Beyond the Bylaw: What is the City doing to protect rights before and during the FIFA games?

More than the Bylaw itself, Pivot is alarmed by what City Council’s discussion of the Bylaw last week revealed about how it is – and is not – preparing for FIFA more broadly. Speaking before Council, City staff provided no details on the Human Rights Action Plan that it must develop under its contract with FIFA, nor when it is expected to be released. Pressed for details, City staff indicated that it is in the process of conducting “outreach” in Vancouver’s Downtown Eastside for input on its Plan. Unsurprisingly, Pivot has heard nothing about what this “outreach” entails, including who the City is speaking to and about what.

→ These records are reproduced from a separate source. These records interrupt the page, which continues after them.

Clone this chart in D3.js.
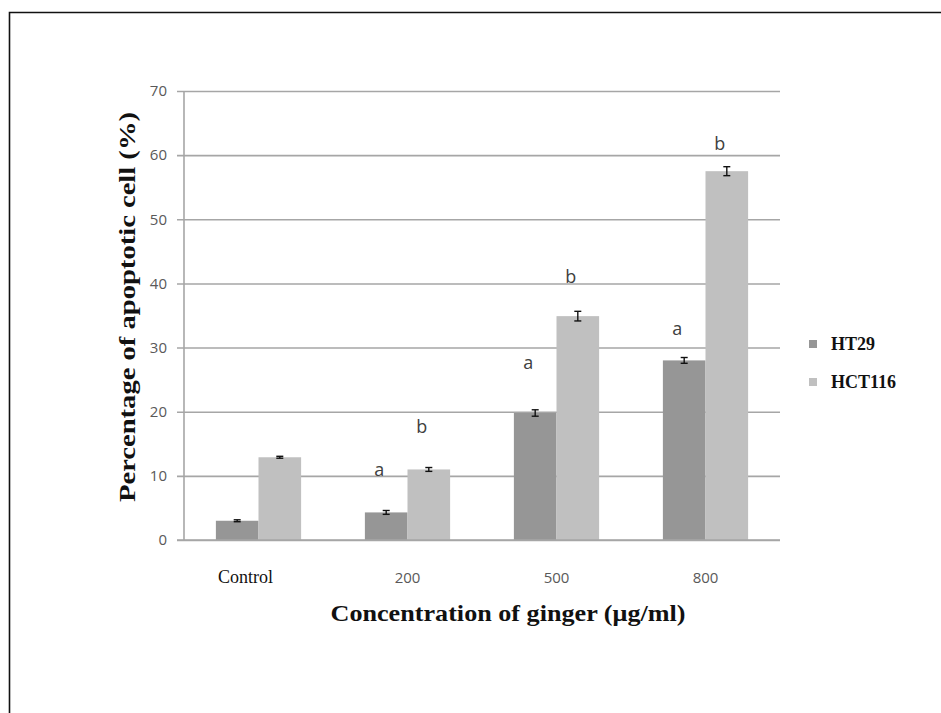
<!DOCTYPE html>
<html>
<head>
<meta charset="utf-8">
<script src="https://cdn.jsdelivr.net/npm/d3@7"></script>
<style>
  html, body { margin: 0; padding: 0; background: #fff; }
  svg { display: block; }
</style>
</head>
<body>
<svg id="chart" width="941" height="713"></svg>
<script>
// Apoptosis rate of colon cancer cell lines after ginger extract treatment
const categories = ["Control", "200", "500", "800"];
const seriesNames = ["HT29", "HCT116"];
const ht29 = [3.0, 4.3, 19.8, 28.0];
const hct116 = [12.9, 11.0, 34.9, 57.5];
const ht29Err = [0.15, 0.3, 0.5, 0.45];
const hct116Err = [0.15, 0.3, 0.75, 0.7];
const ht29Letters = ["", "a", "a", "a"];
const hct116Letters = ["", "b", "b", "b"];
// heights (in %) at which the significance letters sit
const ht29LetterLevel = [0, 10.9, 27.6, 33.0];
const hct116LetterLevel = [0, 17.6, 41.0, 61.8];
const yTicks = [0, 10, 20, 30, 40, 50, 60, 70];

const colors = { HT29: "#969696", HCT116: "#c0c0c0" };

const svg = d3.select("#chart");

// outer frame (left and top edges visible)
svg.append("path")
  .attr("d", "M9.5,713 L9.5,12.5 L941,12.5")
  .attr("fill", "none")
  .attr("stroke", "#111")
  .attr("stroke-width", 1.6);

const plot = { left: 184, right: 780, top: 91, bottom: 540 };

const x = d3.scaleBand()
  .domain(categories)
  .range([plot.left, plot.right])
  .paddingInner(0.428)
  .paddingOuter(0.214);

const xs = d3.scaleBand()
  .domain(seriesNames)
  .range([0, x.bandwidth()]);

const y = d3.scaleLinear()
  .domain([0, 70])
  .range([plot.bottom, plot.top]);

// horizontal gridlines and y tick labels via axis
const yAxis = d3.axisLeft(y)
  .tickValues(yTicks)
  .tickSize(-(plot.right - plot.left + 7))
  .tickPadding(10)
  .tickFormat(d3.format("d"));

const gy = svg.append("g")
  .attr("transform", `translate(${plot.left - 7},0)`)
  .call(yAxis);
gy.select(".domain").remove();
gy.selectAll(".tick line")
  .attr("stroke", "#a6a6a6")
  .attr("stroke-width", 1.6);
gy.selectAll(".tick text")
  .attr("fill", "#595959")
  .style("font-family", "'Open Sans', 'DejaVu Sans', sans-serif")
  .style("font-size", "15px");

// vertical axis line
svg.append("line")
  .attr("x1", plot.left).attr("x2", plot.left)
  .attr("y1", plot.top).attr("y2", plot.bottom)
  .attr("stroke", "#a6a6a6")
  .attr("stroke-width", 1.6);

// bars
const rows = categories.map((c, i) => ({
  cat: c,
  items: [
    { s: "HT29", v: ht29[i], e: ht29Err[i], letter: ht29Letters[i], lv: ht29LetterLevel[i] },
    { s: "HCT116", v: hct116[i], e: hct116Err[i], letter: hct116Letters[i], lv: hct116LetterLevel[i] }
  ]
}));

const groups = svg.append("g").selectAll("g")
  .data(rows)
  .join("g")
  .attr("transform", d => `translate(${x(d.cat)},0)`);

groups.selectAll("rect")
  .data(d => d.items)
  .join("rect")
  .attr("x", d => xs(d.s))
  .attr("width", xs.bandwidth())
  .attr("y", d => y(d.v))
  .attr("height", d => y(0) - y(d.v))
  .attr("fill", d => colors[d.s]);

// error bars
const eb = groups.selectAll("g.err")
  .data(d => d.items)
  .join("g")
  .attr("class", "err")
  .attr("stroke", "#111")
  .attr("stroke-width", 1.4);
eb.append("line")
  .attr("x1", d => xs(d.s) + xs.bandwidth() / 2)
  .attr("x2", d => xs(d.s) + xs.bandwidth() / 2)
  .attr("y1", d => y(d.v + d.e))
  .attr("y2", d => y(d.v - d.e));
eb.selectAll("line.cap")
  .data(d => [{ d, v: d.v + d.e }, { d, v: d.v - d.e }])
  .join("line")
  .attr("class", "cap")
  .attr("x1", o => xs(o.d.s) + xs.bandwidth() / 2 - 3.5)
  .attr("x2", o => xs(o.d.s) + xs.bandwidth() / 2 + 3.5)
  .attr("y1", o => y(o.v))
  .attr("y2", o => y(o.v));

// significance letters
groups.selectAll("text.letter")
  .data(d => d.items.filter(it => it.letter))
  .join("text")
  .attr("class", "letter")
  .attr("x", d => xs(d.s) + xs.bandwidth() / 2 - 7)
  .attr("y", d => y(d.lv))
  .attr("dy", "0.35em")
  .attr("text-anchor", "middle")
  .attr("fill", "#404040")
  .style("font-family", "'Open Sans', 'DejaVu Sans', sans-serif")
  .style("font-size", "18px")
  .text(d => d.letter);

// baseline
svg.append("line")
  .attr("x1", plot.left - 7).attr("x2", plot.right)
  .attr("y1", y(0)).attr("y2", y(0))
  .attr("stroke", "#a6a6a6")
  .attr("stroke-width", 1.6);

// category labels
const xAxis = d3.axisBottom(x).tickSize(0).tickPadding(0);
const gx = svg.append("g")
  .attr("transform", `translate(0,${plot.bottom})`)
  .call(xAxis);
gx.select(".domain").remove();
gx.selectAll(".tick text")
  .attr("y", 43)
  .attr("dy", 0)
  .attr("fill", d => d === "Control" ? "#111" : "#595959")
  .attr("dx", d => d === "Control" ? -13 : 0)
  .style("font-family", d => d === "Control"
    ? "'Liberation Serif', 'Times New Roman', serif"
    : "'Open Sans', 'DejaVu Sans', sans-serif")
  .style("font-size", d => d === "Control" ? "18px" : "15px");

// axis titles
svg.append("text")
  .attr("x", 508)
  .attr("y", 621)
  .attr("text-anchor", "middle")
  .attr("fill", "#111")
  .style("font-family", "'Liberation Serif', 'Times New Roman', serif")
  .style("font-weight", "bold")
  .style("font-size", "23px")
  .attr("textLength", 355)
  .attr("lengthAdjust", "spacingAndGlyphs")
  .text("Concentration of ginger (μg/ml)");

svg.append("text")
  .attr("transform", "translate(135,307) rotate(-90)")
  .attr("text-anchor", "middle")
  .attr("fill", "#111")
  .style("font-family", "'Liberation Serif', 'Times New Roman', serif")
  .style("font-weight", "bold")
  .style("font-size", "23px")
  .attr("textLength", 390)
  .attr("lengthAdjust", "spacingAndGlyphs")
  .text("Percentage of apoptotic cell (%)");

// legend
const legend = svg.append("g").attr("transform", "translate(809,340)");
const li = legend.selectAll("g")
  .data(seriesNames)
  .join("g")
  .attr("transform", (d, i) => `translate(0,${i * 38})`);
li.append("rect")
  .attr("x", 0).attr("y", 0)
  .attr("width", 8).attr("height", 8)
  .attr("fill", d => colors[d]);
li.append("text")
  .attr("x", 22)
  .attr("y", 4)
  .attr("dy", "0.35em")
  .attr("fill", "#111")
  .style("font-family", "'Liberation Serif', 'Times New Roman', serif")
  .style("font-weight", "bold")
  .style("font-size", "18px")
  .text(d => d);
</script>
</body>
</html>
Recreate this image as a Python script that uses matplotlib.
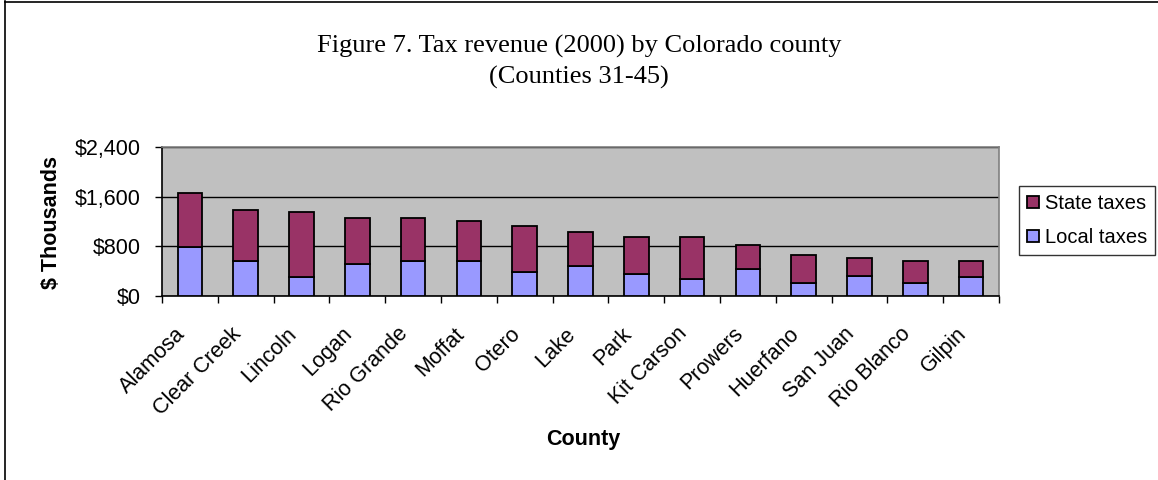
#!/usr/bin/env python3
import matplotlib
matplotlib.use('Agg')
import matplotlib.pyplot as plt
import numpy as np
from matplotlib.ticker import FuncFormatter, FixedLocator
from matplotlib.lines import Line2D
from matplotlib.transforms import ScaledTranslation

### data ($ thousands)
counties = ['Alamosa', 'Clear Creek', 'Lincoln', 'Logan', 'Rio Grande', 'Moffat',
            'Otero', 'Lake', 'Park', 'Kit Carson', 'Prowers', 'Huerfano',
            'San Juan', 'Rio Blanco', 'Gilpin']
local_taxes = [790, 565, 305, 512, 560, 560, 385, 480, 352, 277, 437, 203, 325, 203, 304]
total_taxes = [1660, 1380, 1355, 1253, 1253, 1200, 1125, 1024, 944, 944, 821, 661, 613, 565, 565]
state_taxes = [t - l for t, l in zip(total_taxes, local_taxes)]

def main():
    plt.rcParams['font.family'] = ['Liberation Sans', 'DejaVu Sans']
    fig = plt.figure(figsize=(11.58, 4.8), dpi=100)
    ax = fig.add_axes([0.1399, 0.3833, 0.7228, 0.3105])

    x = np.arange(len(counties))
    ax.bar(x, local_taxes, width=0.44, color='#9999FF', edgecolor='black',
           linewidth=1.3, label='Local taxes', zorder=3)
    ax.bar(x, state_taxes, width=0.44, bottom=local_taxes, color='#993366',
           edgecolor='black', linewidth=1.3, label='State taxes', zorder=3)

    ax.set_facecolor('#C0C0C0')
    ax.set_xlim(-0.5, len(counties) - 0.5)
    ax.set_ylim(0, 2400)
    ax.yaxis.set_major_locator(FixedLocator([0, 800, 1600, 2400]))
    ax.yaxis.set_major_formatter(FuncFormatter(lambda v, p: '${:,.0f}'.format(v)))
    ax.grid(axis='y', color='black', linewidth=1.0, zorder=1)
    ax.tick_params(axis='y', direction='out', length=5, width=1, labelsize=15.5, pad=10.5)

    # labels at category centres, tick marks between categories
    ax.set_xticks(x)
    ax.set_xticklabels(counties, rotation=45, ha='right', va='center',
                       rotation_mode='anchor')
    ax.tick_params(axis='x', which='major', length=0, labelsize=15.5, pad=25)
    shift = ScaledTranslation(-8 / 100, 0, fig.dpi_scale_trans)
    for lab in ax.get_xticklabels():
        lab.set_transform(lab.get_transform() + shift)
    ax.set_xticks(np.arange(-0.5, len(counties)), minor=True)
    ax.tick_params(axis='x', which='minor', direction='out', length=5, width=1)

    for s in ['left', 'bottom']:
        ax.spines[s].set_color('black')
        ax.spines[s].set_linewidth(1.2)
    for s in ['top', 'right']:
        ax.spines[s].set_color('#808080')
        ax.spines[s].set_linewidth(1.2)

    ax.set_ylabel('$ Thousands', fontsize=15.5, fontweight='bold', va='center')
    ax.yaxis.set_label_coords(-0.1326, 0.49)
    ax.set_xlabel('County', fontsize=15.5, fontweight='bold', va='center')
    ax.xaxis.set_label_coords(0.503, -0.966)

    fig.text(0.5, 1 - 46 / 480, 'Figure 7. Tax revenue (2000) by Colorado county',
             ha='center', va='center', fontsize=19, family='Liberation Serif')
    fig.text(0.5, 1 - 77 / 480, '(Counties 31-45)', ha='center', va='center',
             fontsize=19, family='Liberation Serif')

    h, l = ax.get_legend_handles_labels()
    leg = fig.legend(h[::-1], l[::-1], loc='upper left',
                     bbox_to_anchor=(1019 / 1158, 1 - 186 / 480),
                     fontsize=14.5, frameon=True, fancybox=False,
                     handlelength=0.6, handleheight=0.6, handletextpad=0.3,
                     borderpad=0.4, labelspacing=0.75, borderaxespad=0)
    leg.get_frame().set_edgecolor('black')
    leg.get_frame().set_linewidth(1.0)

    # outer chart border
    fig.add_artist(Line2D([5 / 1158, 5 / 1158], [0, 1 - 1 / 480],
                          transform=fig.transFigure, color='black', linewidth=1.2))
    fig.add_artist(Line2D([5 / 1158, 1], [1 - 1.5 / 480, 1 - 1.5 / 480],
                          transform=fig.transFigure, color='black', linewidth=1.2))

    fig.savefig('out.png', dpi=100)

if __name__ == "__main__":
    main()
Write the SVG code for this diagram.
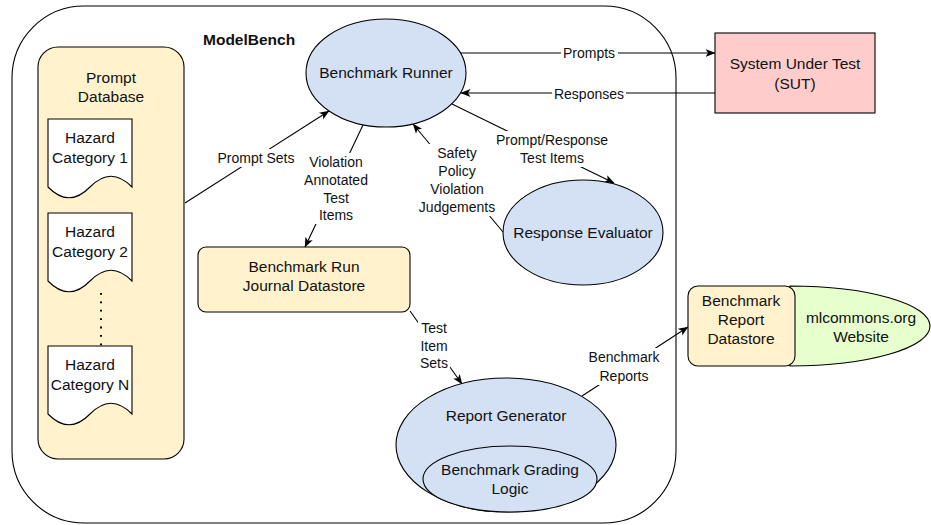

Perhaps most concerningly, when asked about the “street sweeps” that traditionally intensify in the wake of mega sporting events, City staff erroneously claimed that no such sweeps had occurred when Vancouver hosted the 2010 Winter Olympics, and assured none would accompany the 2026 FIFA Games either. In fact, the displacement associated with the 2010 Games has been well documented, and many residents of the Downtown Eastside continue to live with the memories and effects that came with it. Second, “street sweeps” – the displacement and dispossession of unhoused people – are a daily, omnipresent reality in Vancouver’s Downtown Eastside. In assuring that it won’t sweep the streets to prepare for FIFA, the City is actively denying the reality that it already carries out these sweeps every day, perpetuating cycles of displacement, dispossession, and harm.

Vancouver is not new to hosting mega events, and those events’ propensity to cause real harm is hardly a complex mystery. Instead of denying, deflecting, and insisting that residents have nothing to worry about, the City could tackle that reality head on. It could start by prioritizing coming up with a comprehensive plan to protect human rights before, during, and after FIFA – rather than pushing through a Bylaw that will punish residents’ ordinary daily activities in an effort to present the “clean and welcoming” environment it so desperately wants to portray.


[1] British Columbia (Attorney General) v Alberta (Attorney General), 2019 FC 1195 at para 156.